Even so, Crown’s stock fell to its lowest level in two years after the April 17 announcement, dropping 17 percent to $4.78. Shares closed at $4.89 on April 19. Shares are down 44 percent over the past year.


Analyst Alan Gould at Natexis Bleichroeder Inc., which doesn’t rate the stock, lowered his fair market value of the company to $7.80 a share from $8.70, citing the challenges the company faces in improving its financial structure without a sale.


Crown, which was spun off from Hallmark in 2001, bought the channel in 1998 then running family programming as the Odyssey Channel seeing it as an outlet for its own respected library of sponsored television specials and other family programming it had purchased.


But despite owning a respected Top 10 network and a 700-title library of classics ranging from the “Roots” miniseries to the “Touched by an Angel” and “M*A*S*H” television shows, Crown Media was unable to find a buyer willing to offer what executives thought the company was worth. Several potential buyers kicked the tires but none went beyond that. Likely part of the problem: it’s a money loser and weighed down in debt.


The company reported a net loss of $233 million, or $2.22 a share, in 2005, down from $317 million, or $3.03, in 2004. At the end of the fiscal year it also reported debt of just under $1 billion and only around $16 million in cash and cash equivalents. Much of Crown Media’s debt is owed to a Hallmark Cards subsidiary as part of a credit agreement of sorts that has covered the channel’s ongoing losses.



Upside view


In a conference call with analysts, Chief Executive David Evans said he is looking for a buyer for the movie catalog to help pay down debt.
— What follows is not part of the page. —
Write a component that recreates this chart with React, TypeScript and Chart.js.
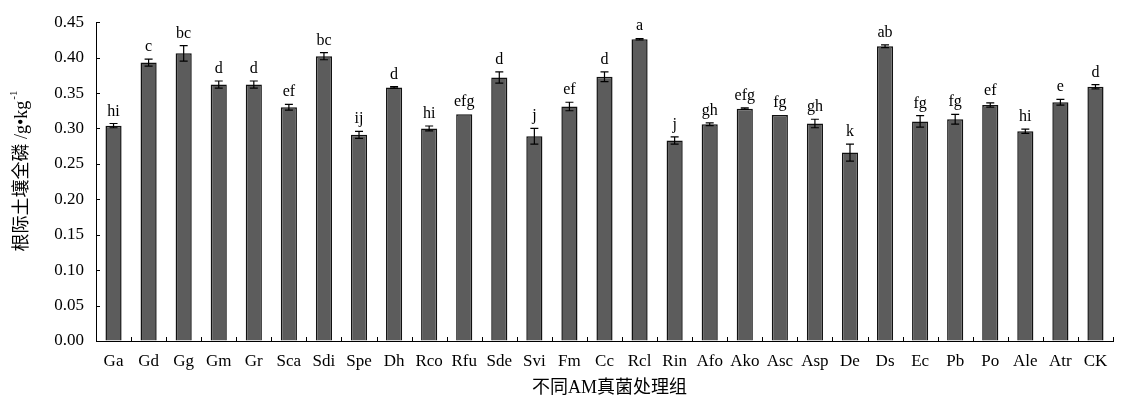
import React, { useEffect, useRef } from 'react';
import { Chart, registerables } from 'chart.js';
Chart.register(...registerables);

const categories = ['Ga','Gd','Gg','Gm','Gr','Sca','Sdi','Spe','Dh','Rco','Rfu','Sde','Svi','Fm','Cc','Rcl','Rin','Afo','Ako','Asc','Asp','De','Ds','Ec','Pb','Po','Ale','Atr','CK'];
const means = [0.304,0.393,0.406,0.362,0.362,0.330,0.402,0.291,0.358,0.300,0.320,0.372,0.289,0.331,0.373,0.426,0.283,0.306,0.328,0.319,0.307,0.266,0.416,0.310,0.313,0.333,0.296,0.337,0.359];
const errors = [0.003,0.005,0.011,0.005,0.005,0.004,0.005,0.005,0.001,0.0035,0.0,0.008,0.011,0.006,0.007,0.001,0.005,0.002,0.001,0.0,0.006,0.012,0.002,0.008,0.007,0.003,0.003,0.004,0.003];
const letters = ['hi','c','bc','d','d','ef','bc','ij','d','hi','efg','d','j','ef','d','a','j','gh','efg','fg','gh','k','ab','fg','fg','ef','hi','e','d'];
const yMin = 0;
const yMax = 0.45;
const yStep = 0.05;
const yTitleMain = '根际土壤全磷 /g•kg';
const yTitleSup = '-1';
const xTitle = '不同AM真菌处理组';

const SERIF = '"Liberation Serif", "Noto Sans CJK SC", serif';

const extrasPlugin = {
  id: 'extras',
  afterDatasetsDraw(chart: any) {
    const ctx = chart.ctx;
    const x = chart.scales.x;
    const y = chart.scales.y;
    ctx.save();
    ctx.strokeStyle = '#000';
    ctx.lineWidth = 1.2;
    ctx.fillStyle = '#000';
    ctx.font = '16px ' + SERIF;
    ctx.textAlign = 'center';
    ctx.textBaseline = 'alphabetic';
    for (let i = 0; i < means.length; i++) {
      const cx = x.getPixelForValue(i);
      const top = y.getPixelForValue(means[i] + errors[i]);
      const bot = y.getPixelForValue(means[i] - errors[i]);
      if (errors[i] > 0) {
        ctx.beginPath();
        ctx.moveTo(cx, top); ctx.lineTo(cx, bot);
        ctx.moveTo(cx - 4, top); ctx.lineTo(cx + 4, top);
        ctx.moveTo(cx - 4, bot); ctx.lineTo(cx + 4, bot);
        ctx.stroke();
      }
      ctx.fillText(letters[i], cx, top - 8);
    }
    ctx.restore();
  },
  afterDraw(chart: any) {
    const ctx = chart.ctx;
    const x = chart.scales.x;
    const y = chart.scales.y;
    const area = chart.chartArea;
    ctx.save();
    ctx.strokeStyle = '#000';
    ctx.lineWidth = 1;
    ctx.beginPath();
    for (let v = yMin; v <= yMax + 1e-9; v += yStep) {
      const py = Math.round(y.getPixelForValue(v)) + 0.5;
      ctx.moveTo(area.left, py); ctx.lineTo(area.left + 4, py);
    }
    for (let i = 0; i <= categories.length; i++) {
      const px = Math.round(x.getPixelForValue(i - 0.5)) + 0.5;
      ctx.moveTo(px, area.bottom); ctx.lineTo(px, area.bottom - 4);
    }
    ctx.stroke();

    ctx.fillStyle = '#000';
    ctx.font = '18px ' + SERIF;
    ctx.textAlign = 'center';
    ctx.textBaseline = 'middle';
    ctx.fillText(xTitle, (area.left + area.right) / 2 + 5, 388);

    ctx.translate(22, (area.top + area.bottom) / 2 - 10);
    ctx.rotate(-Math.PI / 2);
    ctx.font = '18px ' + SERIF;
    const wMain = ctx.measureText(yTitleMain).width;
    ctx.font = '11px ' + SERIF;
    const wSup = ctx.measureText(yTitleSup).width;
    const start = -(wMain + wSup) / 2;
    ctx.textAlign = 'left';
    ctx.textBaseline = 'middle';
    ctx.font = '18px ' + SERIF;
    ctx.fillText(yTitleMain, start, 0);
    ctx.font = '11px ' + SERIF;
    ctx.fillText(yTitleSup, start + wMain + 1, -8);
    ctx.restore();
  },
};

export default function App() {
  const ref = useRef<HTMLCanvasElement>(null);
  useEffect(() => {
    if (!ref.current) return;
    const chart = new Chart(ref.current, {
      type: 'bar',
      data: {
        labels: categories,
        datasets: [{
          data: means,
          backgroundColor: '#5c5c5c',
          borderColor: '#111',
          borderWidth: 1.5,
          barPercentage: 0.46,
          categoryPercentage: 1,
        }],
      },
      options: {
        animation: false,
        responsive: true,
        maintainAspectRatio: false,
        layout: { padding: { left: 0, right: 27, top: 15, bottom: 0 } },
        plugins: { legend: { display: false }, tooltip: { enabled: false } },
        scales: {
          x: {
            grid: { display: true, drawOnChartArea: false, drawTicks: false },
            border: { display: true, color: '#000', width: 1 },
            ticks: { color: '#000', font: { family: SERIF, size: 17 }, padding: 10, maxRotation: 0, autoSkip: false },
            afterFit: (s: any) => { s.height = 59; },
          },
          y: {
            min: yMin,
            max: yMax,
            grid: { display: true, drawOnChartArea: false, drawTicks: false },
            border: { display: true, color: '#000', width: 1 },
            ticks: {
              stepSize: yStep,
              color: '#000',
              font: { family: SERIF, size: 17 },
              padding: 12,
              callback: (v: any) => Number(v).toFixed(2),
            },
            afterFit: (s: any) => { s.width = 96; },
          },
        },
      },
      plugins: [extrasPlugin],
    });
    return () => chart.destroy();
  }, []);
  return (
    <div style={{ position: 'absolute', left: 0, top: 0, width: 1140, height: 400, background: '#fff' }}>
      <canvas ref={ref} />
    </div>
  );
}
And Chief Financial Officer William Aliber said the company is negotiating an extension of its debt arrangement with a lending group led by JPMorgan.
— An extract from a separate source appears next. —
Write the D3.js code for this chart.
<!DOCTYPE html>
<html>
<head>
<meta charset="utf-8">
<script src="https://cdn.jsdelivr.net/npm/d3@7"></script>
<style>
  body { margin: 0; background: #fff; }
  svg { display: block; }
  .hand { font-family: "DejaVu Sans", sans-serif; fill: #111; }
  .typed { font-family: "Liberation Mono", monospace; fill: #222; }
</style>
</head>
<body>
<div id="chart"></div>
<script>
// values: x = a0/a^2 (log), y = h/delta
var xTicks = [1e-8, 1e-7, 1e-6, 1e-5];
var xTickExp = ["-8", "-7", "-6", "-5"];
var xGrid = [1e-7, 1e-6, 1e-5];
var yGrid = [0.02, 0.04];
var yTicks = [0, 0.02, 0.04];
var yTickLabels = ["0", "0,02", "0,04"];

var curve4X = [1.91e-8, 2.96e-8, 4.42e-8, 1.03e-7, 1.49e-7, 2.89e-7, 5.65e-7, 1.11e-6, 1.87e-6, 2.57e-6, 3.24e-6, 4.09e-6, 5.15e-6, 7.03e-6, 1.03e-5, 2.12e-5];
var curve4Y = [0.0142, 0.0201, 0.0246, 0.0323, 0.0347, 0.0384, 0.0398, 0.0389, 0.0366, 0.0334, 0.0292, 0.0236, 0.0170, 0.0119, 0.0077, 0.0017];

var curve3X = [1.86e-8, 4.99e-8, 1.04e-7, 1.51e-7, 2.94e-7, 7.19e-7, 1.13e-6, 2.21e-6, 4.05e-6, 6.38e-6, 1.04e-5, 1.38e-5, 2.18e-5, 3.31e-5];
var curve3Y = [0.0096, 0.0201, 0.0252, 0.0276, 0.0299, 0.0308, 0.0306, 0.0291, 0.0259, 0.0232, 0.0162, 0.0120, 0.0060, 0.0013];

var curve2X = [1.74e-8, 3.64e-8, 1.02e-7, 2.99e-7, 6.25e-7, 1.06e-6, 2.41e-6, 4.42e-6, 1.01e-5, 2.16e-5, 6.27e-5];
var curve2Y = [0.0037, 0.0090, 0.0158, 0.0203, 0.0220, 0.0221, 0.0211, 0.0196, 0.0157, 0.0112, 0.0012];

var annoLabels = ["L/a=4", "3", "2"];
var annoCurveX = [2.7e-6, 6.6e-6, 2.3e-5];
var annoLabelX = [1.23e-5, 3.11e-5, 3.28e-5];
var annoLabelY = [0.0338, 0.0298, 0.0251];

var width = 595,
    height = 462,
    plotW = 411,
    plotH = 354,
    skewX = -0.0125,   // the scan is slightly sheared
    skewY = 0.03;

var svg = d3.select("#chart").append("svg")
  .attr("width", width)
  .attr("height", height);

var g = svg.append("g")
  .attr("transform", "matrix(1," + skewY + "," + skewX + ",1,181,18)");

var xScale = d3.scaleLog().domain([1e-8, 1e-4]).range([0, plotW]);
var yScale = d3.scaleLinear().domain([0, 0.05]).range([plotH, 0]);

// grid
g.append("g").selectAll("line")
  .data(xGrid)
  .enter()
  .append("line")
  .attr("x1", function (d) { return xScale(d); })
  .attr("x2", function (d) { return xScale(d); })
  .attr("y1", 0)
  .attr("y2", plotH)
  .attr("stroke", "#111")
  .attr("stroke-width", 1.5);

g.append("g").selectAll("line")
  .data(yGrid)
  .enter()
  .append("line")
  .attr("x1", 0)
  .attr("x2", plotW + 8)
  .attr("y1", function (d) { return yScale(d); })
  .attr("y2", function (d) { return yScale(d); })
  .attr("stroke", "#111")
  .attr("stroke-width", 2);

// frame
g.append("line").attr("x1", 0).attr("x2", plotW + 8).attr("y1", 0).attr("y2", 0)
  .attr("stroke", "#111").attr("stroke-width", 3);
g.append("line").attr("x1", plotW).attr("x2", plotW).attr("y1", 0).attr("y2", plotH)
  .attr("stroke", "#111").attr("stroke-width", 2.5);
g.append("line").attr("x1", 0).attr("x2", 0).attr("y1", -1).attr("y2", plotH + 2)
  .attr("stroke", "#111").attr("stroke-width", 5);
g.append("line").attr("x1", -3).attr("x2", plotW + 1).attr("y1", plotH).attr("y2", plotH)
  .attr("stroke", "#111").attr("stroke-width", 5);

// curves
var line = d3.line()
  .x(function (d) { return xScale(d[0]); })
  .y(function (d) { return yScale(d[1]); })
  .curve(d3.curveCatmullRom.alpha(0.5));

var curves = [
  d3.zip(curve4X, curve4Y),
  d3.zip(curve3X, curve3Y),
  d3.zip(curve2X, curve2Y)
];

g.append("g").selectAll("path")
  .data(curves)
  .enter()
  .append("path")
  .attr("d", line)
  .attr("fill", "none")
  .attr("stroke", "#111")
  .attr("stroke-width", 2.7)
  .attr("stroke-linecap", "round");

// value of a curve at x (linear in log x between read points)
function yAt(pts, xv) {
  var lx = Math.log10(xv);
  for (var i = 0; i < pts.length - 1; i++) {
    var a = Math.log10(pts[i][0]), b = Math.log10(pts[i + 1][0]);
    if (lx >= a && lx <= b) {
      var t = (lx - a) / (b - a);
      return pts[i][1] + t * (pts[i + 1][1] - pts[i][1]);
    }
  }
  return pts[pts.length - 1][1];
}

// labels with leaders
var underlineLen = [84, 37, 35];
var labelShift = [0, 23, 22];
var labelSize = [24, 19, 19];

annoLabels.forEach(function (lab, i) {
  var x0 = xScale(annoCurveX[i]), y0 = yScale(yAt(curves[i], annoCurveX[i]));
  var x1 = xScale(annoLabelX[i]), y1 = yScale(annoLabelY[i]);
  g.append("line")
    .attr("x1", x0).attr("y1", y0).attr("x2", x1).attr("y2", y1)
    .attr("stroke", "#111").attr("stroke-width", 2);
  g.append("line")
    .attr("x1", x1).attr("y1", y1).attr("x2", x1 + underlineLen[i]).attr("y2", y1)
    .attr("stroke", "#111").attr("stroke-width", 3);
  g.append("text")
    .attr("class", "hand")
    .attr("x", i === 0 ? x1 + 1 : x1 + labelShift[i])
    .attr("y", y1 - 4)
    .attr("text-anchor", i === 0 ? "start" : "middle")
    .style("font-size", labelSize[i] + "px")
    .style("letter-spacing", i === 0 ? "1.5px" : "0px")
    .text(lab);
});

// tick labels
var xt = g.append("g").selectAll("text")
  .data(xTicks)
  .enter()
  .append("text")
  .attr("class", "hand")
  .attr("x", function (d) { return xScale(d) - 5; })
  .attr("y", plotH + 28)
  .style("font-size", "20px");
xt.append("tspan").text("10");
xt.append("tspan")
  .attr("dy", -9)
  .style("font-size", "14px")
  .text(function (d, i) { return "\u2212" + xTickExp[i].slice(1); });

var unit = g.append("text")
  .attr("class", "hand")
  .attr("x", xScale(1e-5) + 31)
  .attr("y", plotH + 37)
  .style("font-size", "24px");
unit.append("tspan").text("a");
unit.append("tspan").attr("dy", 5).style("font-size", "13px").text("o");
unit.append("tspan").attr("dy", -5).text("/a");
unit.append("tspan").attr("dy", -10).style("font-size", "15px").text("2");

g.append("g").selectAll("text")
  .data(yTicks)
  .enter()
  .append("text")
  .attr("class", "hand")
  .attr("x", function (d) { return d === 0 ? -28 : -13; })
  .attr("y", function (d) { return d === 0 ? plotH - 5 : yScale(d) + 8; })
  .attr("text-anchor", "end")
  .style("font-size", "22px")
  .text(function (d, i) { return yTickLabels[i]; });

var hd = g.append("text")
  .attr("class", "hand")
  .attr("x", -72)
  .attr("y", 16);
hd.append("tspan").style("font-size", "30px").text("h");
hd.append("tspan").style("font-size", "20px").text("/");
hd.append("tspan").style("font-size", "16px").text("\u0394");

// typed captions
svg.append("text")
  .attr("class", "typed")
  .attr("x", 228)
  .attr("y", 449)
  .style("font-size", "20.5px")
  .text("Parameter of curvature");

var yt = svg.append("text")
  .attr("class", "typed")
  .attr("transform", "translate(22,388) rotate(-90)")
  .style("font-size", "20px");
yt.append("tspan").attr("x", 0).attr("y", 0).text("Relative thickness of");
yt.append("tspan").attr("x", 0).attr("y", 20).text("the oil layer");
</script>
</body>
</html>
Still, when announcing last August that the company had hired Citigroup Inc. to look at its options and vet suitors, Evans stressed the upside that any investor group would be buying into a property with high growth potential.
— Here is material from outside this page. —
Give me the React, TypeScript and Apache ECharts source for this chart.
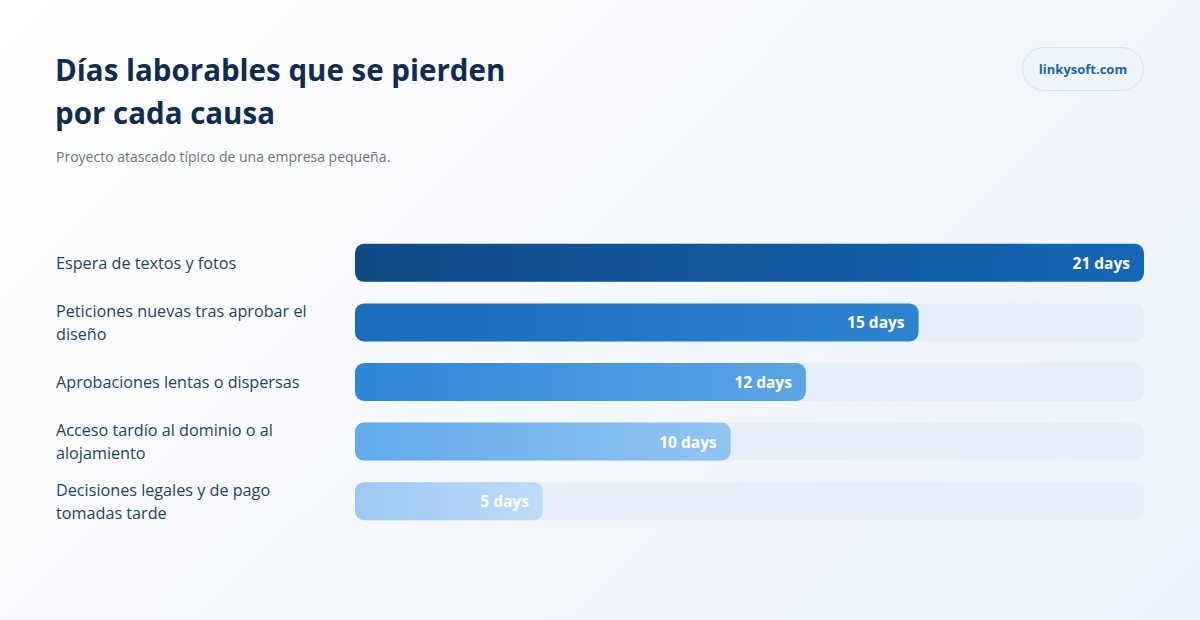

Back in 2001, News Corp. sold Fox Family Channel to Walt Disney Co. for $3 billion. And in February 2005, Crown sold the international division of the Hallmark Channel for $242 million to a private equity group. Some analysts value the Hallmark Channel at around $1.5 billion, with the library at $300 million to $400 million.


And based on the number of households that receive the channel as part of a cable program tier, the Hallmark Channel had approximately 71.4 million subscribers as of Feb. 28, with the 2-year-old Hallmark Movie Channel having approximately 500,000 subscribers at the end of last year.


But there are other problems, and chief among them is the belief these days that general entertainment channels aren’t valued as highly as niche products. Moreover, both Hallmark channels tend to skew older in viewership than the 18-34 years demographic advertisers value most. Potential buyers also may have been put off by less-than-lucrative contracts with cable companies. Even on an operating basis, the channel lost $1.9 million last year.


“Today the company sits with little to no cash flow and a significant degree of leverage that has investors worried,” said Jeffries & Co. Inc. analyst Robert Routh in an investors note. “We believe that if the company reinforces the support of Hallmark Cards … the stock can move appreciably higher.”